Supreme Court upholds rejection of Confederate flag license plate

The Supreme Court ruled Thursday that Texas had not infringed freedom of speech rights in turning down a group's license plate design. It held that license plates are government speech, not private speech.

REUTERS/Texas Department of Motor Vehicles/Handout
The U.S. Supreme Court ruled Thursday that Texas did not infringe on free speech rights when it rejected the proposed specialty license plate displaying the Confederate flag, to some an emblem of Southern pride and to others a symbol of racism.

The Supreme Court ruled Thursday that Texas had not violated any First Amendment rights in rejecting a group’s design for a specialty license plate bearing the Confederate battle flag.

In a 5-4 decision, the Court rejected the argument that license plates are considered private speech, as the group Sons of Confederate Veterans had asserted.

It was the first time the Department of Motor Vehicles board had ever turned down a Texas plate design, according to reports.
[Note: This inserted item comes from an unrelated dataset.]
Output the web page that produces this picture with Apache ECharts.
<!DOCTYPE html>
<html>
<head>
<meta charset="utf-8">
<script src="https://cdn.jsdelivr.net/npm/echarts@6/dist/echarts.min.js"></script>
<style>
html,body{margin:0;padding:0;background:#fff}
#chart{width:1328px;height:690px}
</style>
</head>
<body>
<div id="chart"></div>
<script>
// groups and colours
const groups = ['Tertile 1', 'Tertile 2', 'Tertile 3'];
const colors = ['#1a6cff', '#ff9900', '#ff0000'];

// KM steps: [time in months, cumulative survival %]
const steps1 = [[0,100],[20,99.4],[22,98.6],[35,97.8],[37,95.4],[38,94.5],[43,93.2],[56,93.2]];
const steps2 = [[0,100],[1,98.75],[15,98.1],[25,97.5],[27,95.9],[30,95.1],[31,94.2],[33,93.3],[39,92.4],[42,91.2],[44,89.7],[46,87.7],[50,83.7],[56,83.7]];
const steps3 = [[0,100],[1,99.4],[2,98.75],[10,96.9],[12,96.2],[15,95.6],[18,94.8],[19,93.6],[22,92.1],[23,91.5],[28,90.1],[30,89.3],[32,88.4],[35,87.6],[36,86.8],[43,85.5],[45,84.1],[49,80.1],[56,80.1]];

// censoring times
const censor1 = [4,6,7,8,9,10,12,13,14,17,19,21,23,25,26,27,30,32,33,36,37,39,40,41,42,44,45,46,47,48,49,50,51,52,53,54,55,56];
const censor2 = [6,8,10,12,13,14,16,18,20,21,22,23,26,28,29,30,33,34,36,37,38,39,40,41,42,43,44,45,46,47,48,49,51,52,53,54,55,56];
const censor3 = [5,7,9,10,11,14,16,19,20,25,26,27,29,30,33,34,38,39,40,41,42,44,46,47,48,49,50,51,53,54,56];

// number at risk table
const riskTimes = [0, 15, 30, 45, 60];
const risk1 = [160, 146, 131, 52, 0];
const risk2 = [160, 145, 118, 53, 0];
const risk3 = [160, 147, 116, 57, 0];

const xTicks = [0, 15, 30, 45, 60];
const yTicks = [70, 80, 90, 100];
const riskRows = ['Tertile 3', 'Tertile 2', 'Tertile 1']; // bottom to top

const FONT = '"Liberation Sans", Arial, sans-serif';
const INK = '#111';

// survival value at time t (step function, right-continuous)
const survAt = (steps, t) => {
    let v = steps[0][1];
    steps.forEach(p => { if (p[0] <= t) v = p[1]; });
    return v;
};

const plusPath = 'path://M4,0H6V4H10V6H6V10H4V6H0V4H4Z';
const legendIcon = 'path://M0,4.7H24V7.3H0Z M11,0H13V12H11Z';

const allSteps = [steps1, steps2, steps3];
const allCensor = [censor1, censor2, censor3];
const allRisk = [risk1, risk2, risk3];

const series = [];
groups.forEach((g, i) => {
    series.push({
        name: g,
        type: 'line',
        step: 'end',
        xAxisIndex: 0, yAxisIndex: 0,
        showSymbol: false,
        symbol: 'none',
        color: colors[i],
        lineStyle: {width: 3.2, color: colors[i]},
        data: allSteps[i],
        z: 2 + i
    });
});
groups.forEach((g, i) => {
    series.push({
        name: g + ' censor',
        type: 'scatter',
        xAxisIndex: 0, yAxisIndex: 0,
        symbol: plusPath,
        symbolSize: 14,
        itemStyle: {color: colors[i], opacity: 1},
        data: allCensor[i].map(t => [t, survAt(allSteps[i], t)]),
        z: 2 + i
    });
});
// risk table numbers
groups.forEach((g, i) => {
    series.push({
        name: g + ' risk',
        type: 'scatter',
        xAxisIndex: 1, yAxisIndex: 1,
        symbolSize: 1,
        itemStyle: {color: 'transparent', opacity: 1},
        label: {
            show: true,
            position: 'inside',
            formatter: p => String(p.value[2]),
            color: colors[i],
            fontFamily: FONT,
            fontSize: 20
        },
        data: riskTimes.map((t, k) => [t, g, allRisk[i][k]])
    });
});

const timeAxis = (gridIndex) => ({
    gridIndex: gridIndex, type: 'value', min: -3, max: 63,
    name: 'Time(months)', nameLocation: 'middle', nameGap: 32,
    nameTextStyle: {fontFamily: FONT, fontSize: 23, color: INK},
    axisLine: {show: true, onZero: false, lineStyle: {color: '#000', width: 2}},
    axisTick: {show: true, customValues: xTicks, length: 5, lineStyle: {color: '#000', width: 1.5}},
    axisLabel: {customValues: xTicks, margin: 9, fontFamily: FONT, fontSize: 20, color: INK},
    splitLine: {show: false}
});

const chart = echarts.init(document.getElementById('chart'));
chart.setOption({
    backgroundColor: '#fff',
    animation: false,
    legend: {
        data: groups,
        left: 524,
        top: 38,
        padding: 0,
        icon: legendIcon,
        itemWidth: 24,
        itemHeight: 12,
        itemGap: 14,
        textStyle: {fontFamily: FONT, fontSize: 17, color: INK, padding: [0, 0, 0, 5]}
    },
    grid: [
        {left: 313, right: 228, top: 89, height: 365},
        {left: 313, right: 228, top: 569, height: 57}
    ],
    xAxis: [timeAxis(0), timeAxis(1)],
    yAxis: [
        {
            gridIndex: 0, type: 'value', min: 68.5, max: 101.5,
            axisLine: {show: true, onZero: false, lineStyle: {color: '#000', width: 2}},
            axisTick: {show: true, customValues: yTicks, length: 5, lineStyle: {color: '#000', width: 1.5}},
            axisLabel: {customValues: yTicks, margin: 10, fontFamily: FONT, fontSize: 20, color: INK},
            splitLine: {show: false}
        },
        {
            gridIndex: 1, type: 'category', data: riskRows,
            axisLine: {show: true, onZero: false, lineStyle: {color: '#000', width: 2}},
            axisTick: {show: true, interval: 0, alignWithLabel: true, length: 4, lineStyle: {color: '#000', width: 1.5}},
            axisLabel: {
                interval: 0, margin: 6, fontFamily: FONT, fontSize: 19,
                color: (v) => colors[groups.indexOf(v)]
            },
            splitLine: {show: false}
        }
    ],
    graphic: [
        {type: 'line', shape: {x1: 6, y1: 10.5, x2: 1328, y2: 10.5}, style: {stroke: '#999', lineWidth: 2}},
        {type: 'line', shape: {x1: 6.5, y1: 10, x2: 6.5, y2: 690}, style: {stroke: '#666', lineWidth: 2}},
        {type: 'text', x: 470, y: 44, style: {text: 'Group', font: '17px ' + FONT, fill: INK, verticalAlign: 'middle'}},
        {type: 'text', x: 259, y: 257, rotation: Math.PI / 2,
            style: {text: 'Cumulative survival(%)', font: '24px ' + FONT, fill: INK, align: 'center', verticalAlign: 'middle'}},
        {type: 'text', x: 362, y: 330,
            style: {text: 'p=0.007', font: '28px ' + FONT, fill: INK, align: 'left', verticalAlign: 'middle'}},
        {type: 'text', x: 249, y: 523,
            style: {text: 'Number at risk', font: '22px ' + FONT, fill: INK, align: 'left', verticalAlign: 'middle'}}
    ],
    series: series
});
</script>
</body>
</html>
Gov. Rick Perry has also declared his opposition to the plate.

“When the government speaks, it is not barred by the Free Speech Clause from determining the content of what it says,” Justice Stephen Breyer wrote. “A government is generally entitled to promote a program, espouse a policy, or take a position. Were the Free Speech Clause interpreted otherwise, ‘it is not easy to imagine how government would function.’”

Sons of Confederate Veterans first sued Texas in 2011, arguing that the license plate was private speech intended only to honor soldiers who had fought for the South. It had also brought the same suits against Virginia, Maryland, and North Carolina, reported NBC5 News

“This is a sad day for the First Amendment and for mutual respect and bridge-building among Americans of different viewpoints,” Charles Kelly Barrow, the organization’s leader, told USA Today Thursday.
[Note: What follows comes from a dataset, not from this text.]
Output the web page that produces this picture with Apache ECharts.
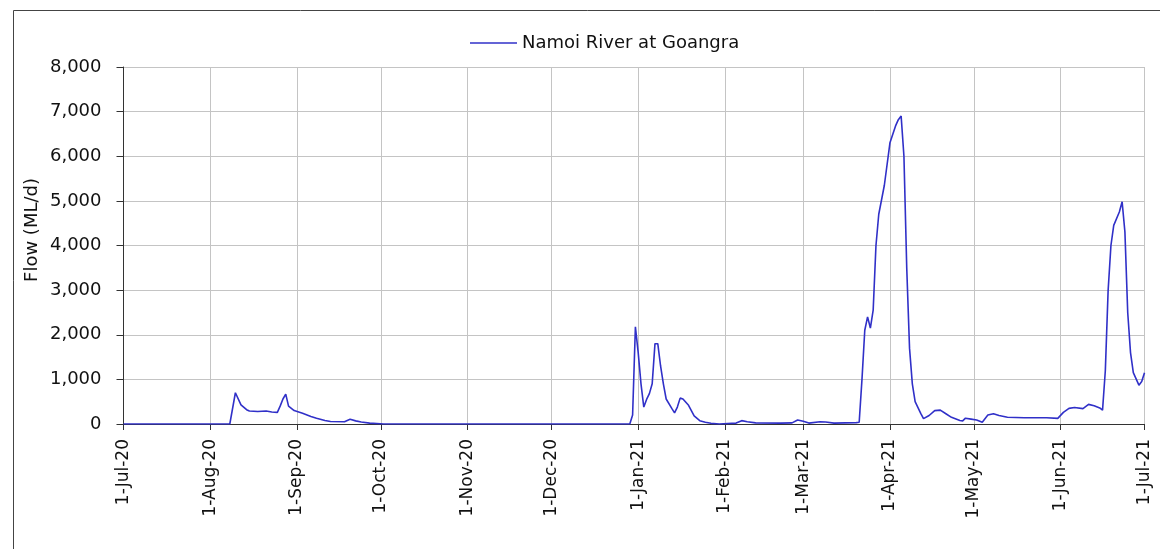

Many states around the country allow private individuals or non-profit organizations to submit a design for a specialty license plate to state approval, said Ariane de Vogue, CNN’s Supreme Court reporter.

“And Texas, in this case, it drew the line against the Sons of Confederate Veterans," she added. "It said, ‘we are not going to have the confederate flag on our license plates. That’s offensive.’”
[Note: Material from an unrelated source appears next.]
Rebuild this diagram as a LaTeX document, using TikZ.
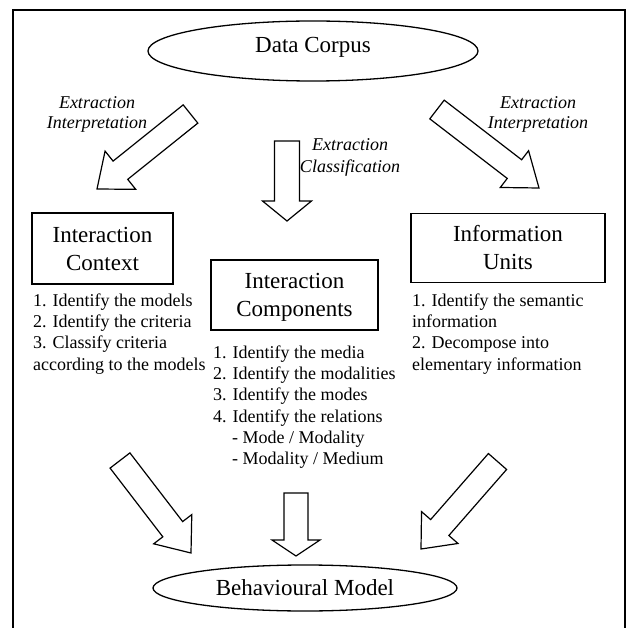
\documentclass[tikz,border=0pt]{standalone}
\usepackage{fontspec}
\setmainfont{Liberation Serif}
\usetikzlibrary{calc,shapes.geometric}

% Outlined block arrow: tail, tip, half shaft width, half head width, head length
\newcommand{\blockarrow}[5]{%
  \coordinate (hb) at ($(#2)!#5!(#1)$);
  \draw[barrow]
    ($(#1)!#3!90:(#2)$) -- ($(hb)!#3!90:(#2)$) -- ($(hb)!#4!90:(#2)$) --
    (#2) --
    ($(hb)!#4!-90:(#2)$) -- ($(hb)!#3!-90:(#2)$) -- ($(#1)!#3!-90:(#2)$) -- cycle;
}

\tikzset{
  frameline/.style={line width=1.8pt},
  barrow/.style={line width=1.2pt, line join=miter},
  titlefont/.style={font=\fontsize{23}{28}\selectfont},
  boxnode/.style={draw, line width=1.3pt, rectangle, inner sep=0pt, align=center, titlefont},
  ellnode/.style={draw, line width=1.3pt, ellipse, inner sep=0pt, titlefont},
  steplist/.style={anchor=north west, inner sep=0pt, align=left, font=\fontsize{18}{21.3}\selectfont},
  flowlabel/.style={anchor=north, inner sep=0pt, align=center, font=\fontsize{18}{20}\selectfont\itshape}
}

\begin{document}
\begin{tikzpicture}[x=1pt,y=-1pt]
\useasboundingbox (0,0) rectangle (629,628);

% open frame around the figure
\draw[frameline] (13,628) -- (13,10) -- (625,10) -- (625,628);

% source and result
\node[ellnode, minimum width=330pt, minimum height=60pt, text height=15.5pt, text depth=11.5pt] (corpus) at (313,51) {Data Corpus};
\node[ellnode, minimum width=304pt, minimum height=46pt] (model) at (305,588) {Behavioural Model};

% the three analysis dimensions
\node[boxnode, minimum width=141pt, minimum height=71pt] (context) at (102.5,248.5) {Interaction\\Context};
\node[boxnode, minimum width=167pt, minimum height=70pt, text depth=0pt] (components) at (294.5,295) {Interaction\\Components};
\node[boxnode, minimum width=194pt, minimum height=69pt] (units) at (508,248) {Information\\Units};

% steps for each dimension
\node[steplist] (contextsteps) at (33,291.1) {\strut 1. Identify the models\\2. Identify the criteria\\3. Classify criteria\\according to the models};
\node[steplist] (componentsteps) at (213,343.1) {\strut 1. Identify the media\\2. Identify the modalities\\3. Identify the modes\\4. Identify the relations\\\hspace*{19pt}- Mode / Modality\\\hspace*{19pt}- Modality / Medium};
\node[steplist] (unitsteps) at (412,291.1) {\strut 1. Identify the semantic\\information\\2. Decompose into\\elementary information};

% arrow labels
\node[flowlabel] (lblleft) at (97,94) {\strut Extraction\\Interpretation};
\node[flowlabel] (lblright) at (538,94) {\strut Extraction\\Interpretation};
\node[flowlabel, font=\fontsize{18}{22}\selectfont\itshape] (lblmid) at (350,134.6) {\strut Extraction\\Classification};

% arrow end points
\coordinate (ulTail) at (190.5,114);  \coordinate (ulTip) at (97,189);
\coordinate (umTail) at (287,141);    \coordinate (umTip) at (287,221);
\coordinate (urTail) at (437,109.5);  \coordinate (urTip) at (539,188);
\coordinate (llTail) at (120,460.5);  \coordinate (llTip) at (191,553);
\coordinate (lmTail) at (296,493);    \coordinate (lmTip) at (296,556);
\coordinate (lrTail) at (497.5,461.5);\coordinate (lrTip) at (421,549);

% block arrows from the corpus to the dimensions
\blockarrow{ulTail}{ulTip}{11.7pt}{24.5pt}{30pt}
\blockarrow{umTail}{umTip}{12.5pt}{24.5pt}{20pt}
\blockarrow{urTail}{urTip}{11.8pt}{23.2pt}{31pt}

% block arrows from the dimensions to the model
\blockarrow{llTail}{llTip}{12.5pt}{24pt}{30pt}
\blockarrow{lmTail}{lmTip}{12pt}{24pt}{16pt}
\blockarrow{lrTail}{lrTip}{12.1pt}{24.2pt}{28.5pt}
\end{tikzpicture}
\end{document}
To weigh the question, judges looked at other specialty license plates. Observing another design that read, “mighty fine burgers,” Justice Ruth Bader Ginsberg said, “Is that government speech?” reported CNN.

Justice Samuel Alito, joined by Chief Justice John Roberts, Justice Antonin Scalia, and Justice Anthony Kennedy, dissented from the opinion. Justice Alito wrote that the ruling “establishes a precedent that threatens private speech that government finds displeasing,” poking holes in the idea that the state was represented in the more than 350 varieties of specialty plates found in Texas.

As you sat there watching these plates speed by, would you really think that the sentiments reflected in these specialty plates are the views of the State of Texas and not those of the owners of the cars? If a car with a plate that says “Rather Be Golfing” passed by at 8:30 am on a Monday morning, would you think: “This is the official policy of the State – better to golf than to work?”

The decision is handed down at a time of climbing racial tensions around the nation, one day after a suspected white supremacist, Dylann Roof, allegedly shot nine people dead in a historic African-American church in downtown Charleston, South Carolina. 

The case has turned attention to the polarizing interpretations of the Confederate flag and will set a precedent for similar upcoming decisions, such as whether or not to permit plates reading, “Choose Life” against abortion, CNN reported.